--- Begin DATA LINES ---

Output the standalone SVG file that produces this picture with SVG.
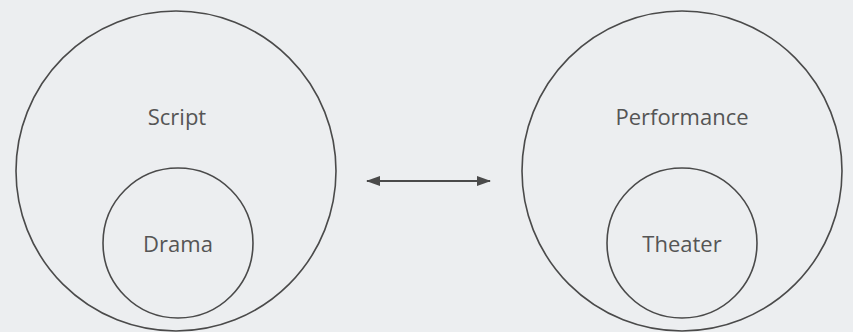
<svg xmlns="http://www.w3.org/2000/svg" width="853" height="332" viewBox="0 0 853 332">
<style>
.ring{fill:none;stroke:#4a4a4a;stroke-width:1.6}
.lbl{font-family:"Open Sans","Liberation Sans",sans-serif;font-size:22px;fill:#555;text-anchor:middle}
.conn{stroke:#4a4a4a;stroke-width:2;fill:none}
</style>
<defs>
<marker id="ah" viewBox="0 0 14 10" refX="13" refY="5" markerWidth="14" markerHeight="10" markerUnits="userSpaceOnUse" orient="auto-start-reverse">
<path d="M0,0 L14,5 L0,10 Z" fill="#4a4a4a"/>
</marker>
</defs>
<rect width="853" height="332" fill="#eceef0"/>
<g id="script">
<circle class="ring" cx="176" cy="171" r="160"/>
<text class="lbl" x="177" y="125">Script</text>
</g>
<g id="drama">
<circle class="ring" cx="178" cy="243" r="75"/>
<text class="lbl" x="178" y="252">Drama</text>
</g>
<g id="performance">
<circle class="ring" cx="682" cy="171" r="160"/>
<text class="lbl" x="682" y="125">Performance</text>
</g>
<g id="theater">
<circle class="ring" cx="682" cy="243" r="75"/>
<text class="lbl" x="682" y="252">Theater</text>
</g>
<g id="connectors">
<line class="conn" x1="367" y1="181" x2="490" y2="181" marker-start="url(#ah)" marker-end="url(#ah)"/>
</g>
</svg>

--- End DATA LINES ---

**EXERCISE AIM:** From the material above, copy everything exactly but the pictures.

**WORKED SOLUTION:**
Output the standalone SVG file that produces this picture with SVG.
<svg xmlns="http://www.w3.org/2000/svg" width="853" height="332" viewBox="0 0 853 332">
<style>
.ring{fill:none;stroke:#4a4a4a;stroke-width:1.6}
.lbl{font-family:"Open Sans","Liberation Sans",sans-serif;font-size:22px;fill:#555;text-anchor:middle}
.conn{stroke:#4a4a4a;stroke-width:2;fill:none}
</style>
<defs>
<marker id="ah" viewBox="0 0 14 10" refX="13" refY="5" markerWidth="14" markerHeight="10" markerUnits="userSpaceOnUse" orient="auto-start-reverse">
<path d="M0,0 L14,5 L0,10 Z" fill="#4a4a4a"/>
</marker>
</defs>
<rect width="853" height="332" fill="#eceef0"/>
<g id="script">
<circle class="ring" cx="176" cy="171" r="160"/>
<text class="lbl" x="177" y="125">Script</text>
</g>
<g id="drama">
<circle class="ring" cx="178" cy="243" r="75"/>
<text class="lbl" x="178" y="252">Drama</text>
</g>
<g id="performance">
<circle class="ring" cx="682" cy="171" r="160"/>
<text class="lbl" x="682" y="125">Performance</text>
</g>
<g id="theater">
<circle class="ring" cx="682" cy="243" r="75"/>
<text class="lbl" x="682" y="252">Theater</text>
</g>
<g id="connectors">
<line class="conn" x1="367" y1="181" x2="490" y2="181" marker-start="url(#ah)" marker-end="url(#ah)"/>
</g>
</svg>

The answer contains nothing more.